The 360-degree feedback will provide an objective assessment of a leader since several team members will offer their characterization of the leader in question. While the specified tool invites the possibility of biases, it will give a general sense of how the person in question is perceived and whether the leader’s guidance is effective. The use of interviews and questionnaires will help to obtain more detailed information, whereas annual appraisals will make the evaluation systematic and quantifiable to compare it with the previous records.

Reference List

Ceri-Booms, M., Curşeu, P. L., & Oerlemans, L. A. (2017) Task and person-focused leadership behaviors and team performance: A meta-analysis. Human Resource Management Review, 27(1), 178-192.

Ebbers, J. J., and Wijnberg, N. M. (2017) Betwixt and between: Role conflict, role ambiguity and role definition in project-based dual-leadership structures.

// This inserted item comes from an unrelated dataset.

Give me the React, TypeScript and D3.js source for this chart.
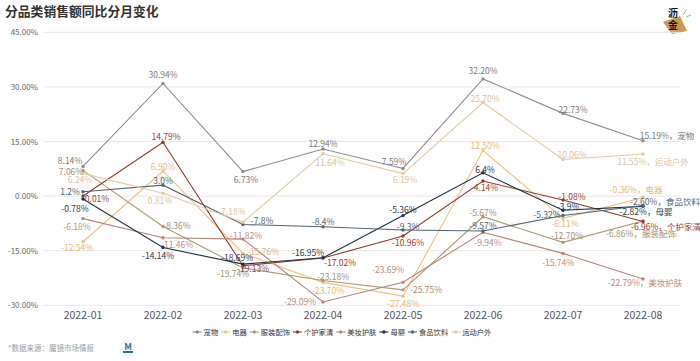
import React from 'react';
import * as d3 from 'd3';

const months = ['2022-01', '2022-02', '2022-03', '2022-04', '2022-05', '2022-06', '2022-07', '2022-08'];
const yTicks = [45, 30, 15, 0, -15, -30];

const seriesNames = ['宠物', '电器', '服装配饰', '个护家清', '美妆护肤', '母婴', '食品饮料', '运动户外'];
const seriesColors = ['#8c8c8c', '#f0c080', '#ad9a70', '#8e3b2e', '#b5847a', '#1f3140', '#51656f', '#e3cba5'];
const labelColors = ['#7a7a7a', '#e8b878', '#a09070', '#9a4034', '#b88c86', '#2a3a48', '#51656f', '#dcc3a0'];

// displayed values (as printed on the chart)
const pet = ['8.14', '30.94', '6.73', '12.94', '7.59', '32.20', '22.73', '15.19'];
const appliance = ['-12.54', '6.90', '-15.76', '-23.70', '-27.48', '12.50', '-6.11', '-0.36'];
const apparel = ['7.06', '-8.36', '-19.74', '-23.18', '-25.75', '-5.67', '-12.70', '-6.86'];
const homecare = ['0.01', '14.79', '-19.13', '-17.02', '-10.96', '4.14', '-1.08', '-6.96'];
const beauty = ['-6.18', '-11.46', '-11.82', '-29.09', '-23.69', '-9.94', '-15.74', '-22.79'];
const baby = ['-0.78', '-14.14', '-18.69', '-16.95', '-5.36', '6.4', '-3.9', '-2.82'];
const food = ['1.2', '3.0', '-7.8', '-8.4', '-9.3', '-9.57', '-5.32', '-2.60'];
const outdoor = ['6.24', '0.81', '-7.18', '11.64', '6.19', '25.70', '10.06', '11.55'];

const seriesValues = [pet, appliance, apparel, homecare, beauty, baby, food, outdoor];

// label offsets relative to each point [dx, dy]
const petLbl = [[-13, -5], [0, -8], [3, 8], [0, -5], [-9, -6], [0, -8], [10, -3], [24, -5]];
const applianceLbl = [[-6, 6], [0, -4], [20, -1], [5, 9], [0, 8], [2, -5], [2, 6], [-7, -7]];
const apparelLbl = [[-12, 2], [14, -1], [-10, 6], [10, -3], [23, 0], [0, -4], [4, -6], [-2, 13]];
const homecareLbl = [[14, 3], [3, -5], [10, 3], [17, 5], [5, 7], [3, 7], [9, -3], [23, 6]];
const beautyLbl = [[-6, 8], [14, 7], [3, -3], [-23, 0], [-15, -12], [5, 11], [-5, 10], [2, 4]];
const babyLbl = [[-8, 10], [-5, 8], [-6, -6], [-15, -5], [0, -6], [2, -3], [5, -3], [3, 6]];
const foodLbl = [[-13, 0], [0, -4], [19, -3], [0, -5], [5, -3], [0, -5], [-16, 0], [22, -4]];
const outdoorLbl = [[-3, 7], [-3, 8], [-11, -10], [7, 9], [2, 6], [2, -4], [9, -4], [10, 8]];
const labelOffsets = [petLbl, applianceLbl, apparelLbl, homecareLbl, beautyLbl, babyLbl, foodLbl, outdoorLbl];

const W = 700;
const H = 361;
const FONT = '"Noto Sans CJK SC", "Noto Sans", sans-serif';

export default function App() {
  const x = d3.scaleBand<string>().domain(months).range([43, 683]);
  const y = d3.scaleLinear().domain([-30, 45]).range([305.3, 32.3]);
  const cx = (m: string) => (x(m) as number) + x.bandwidth() / 2;
  const line = d3
    .line<string>()
    .x((_, i) => cx(months[i]))
    .y((v) => y(parseFloat(v)));

  // legend layout
  const charW = 7.3;
  const legendItems = seriesNames.map((n) => ({ n, w: 9 + 2 + n.length * charW }));
  const gap = 3;
  const totalW = d3.sum(legendItems, (d) => d.w) + gap * (legendItems.length - 1);
  let lx = 342 - totalW / 2;
  const legendPos = legendItems.map((d) => {
    const p = lx;
    lx += d.w + gap;
    return p;
  });

  return (
    <svg
      width={W}
      height={H}
      style={{ position: 'absolute', left: 0, top: 0, background: '#fff', fontFamily: FONT }}
    >
      <rect x={0} y={0} width={W} height={H} fill="#fff" />
      <text x={5} y={16} fontSize={12.8} fontWeight="bold" fill="#333">
        分品类销售额同比分月变化
      </text>

      {/* logo */}
      <g>
        <polygon points="663,22 680,16 687,31 672,34" fill="#c99a55" />
        <line x1={683} y1={15} x2={687} y2={9} stroke="#999" strokeWidth={0.8} />
        <line x1={686} y1={17} x2={691} y2={15} stroke="#999" strokeWidth={0.8} />
        <text x={673} y={17} fontSize={10} fontWeight="bold" fill="#111" textAnchor="middle">沥</text>
        <text x={673} y={29} fontSize={10} fontWeight="bold" fill="#111" textAnchor="middle">金</text>
      </g>

      {/* grid + y axis */}
      {yTicks.map((t) => (
        <g key={t}>
          <line x1={43} x2={680} y1={y(t)} y2={y(t)} stroke="#e8e8e8" strokeWidth={1} />
          <text x={38} y={y(t) + 3} fontSize={8} fill="#666" textAnchor="end">
            {t.toFixed(2) + '%'}
          </text>
        </g>
      ))}

      {/* x axis labels */}
      {months.map((m) => (
        <text key={m} x={cx(m)} y={319} fontSize={10.5} fill="#555" textAnchor="middle">
          {m}
        </text>
      ))}

      {/* lines */}
      {seriesValues.map((vals, si) => (
        <path key={si} d={line(vals) || ''} fill="none" stroke={seriesColors[si]} strokeWidth={1.1} />
      ))}

      {/* markers */}
      {seriesValues.map((vals, si) =>
        vals.map((v, i) => (
          <circle key={si + '-' + i} cx={cx(months[i])} cy={y(parseFloat(v))} r={1.7} fill={seriesColors[si]} />
        ))
      )}

      {/* labels */}
      {seriesValues.map((vals, si) =>
        vals.map((v, i) => {
          const [dx, dy] = labelOffsets[si][i];
          const last = i === vals.length - 1;
          const txt = last ? `${v}%，${seriesNames[si]}` : `${v}%`;
          return (
            <text
              key={'l' + si + '-' + i}
              x={cx(months[i]) + dx}
              y={y(parseFloat(v)) + dy + 3}
              fontSize={8.5}
              fill={labelColors[si]}
              textAnchor="middle"
            >
              {txt}
            </text>
          );
        })
      )}

      {/* legend */}
      {legendItems.map((d, i) => (
        <g key={d.n} transform={`translate(${legendPos[i]},332)`}>
          <line x1={0} x2={9} y1={0} y2={0} stroke={seriesColors[i]} strokeWidth={1.1} />
          <circle cx={4.5} cy={0} r={1.7} fill={seriesColors[i]} />
          <text x={11} y={2.8} fontSize={charW} fill="#333">
            {d.n}
          </text>
        </g>
      ))}

      {/* source */}
      <text x={8} y={351} fontSize={7.5} fill="#999">
        *数据来源：魔镜市场情报
      </text>
      <g transform="translate(124,343)">
        <text x={4} y={7} fontSize={9} fontWeight="bold" fill="#2a6fb0" textAnchor="middle">M</text>
        <rect x={-1} y={8} width={10} height={2} fill="#2a6fb0" />
      </g>
    </svg>
  );
}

Human Relations, 70(11), 1342-1365.

Gandolfi, F. and Stone, S. (2018) ‘Leadership, leadership styles, and servant leadership’, Journal of Management Research, 18(4), pp. 261-269.

Lee, A., Thomas, G., Martin, R., & Guillaume, Y. (2019) Leader-member exchange (LMX) ambivalence and task performance: The cross-domain buffering role of social support. Journal of Management, 45(5), 1927-1957.

Magpili, N. C., & Pazos, P. (2018) Self-managing team performance: A systematic review of multilevel input factors. Small Group Research, 49(1), 3-33.

Roy, F. L., Robert, M., and Giuliani, P. (2018) The concept of management innovation: definition, state of the art and future research avenues. International Journal of Entrepreneurship and Small Business, 35(1), 44-56.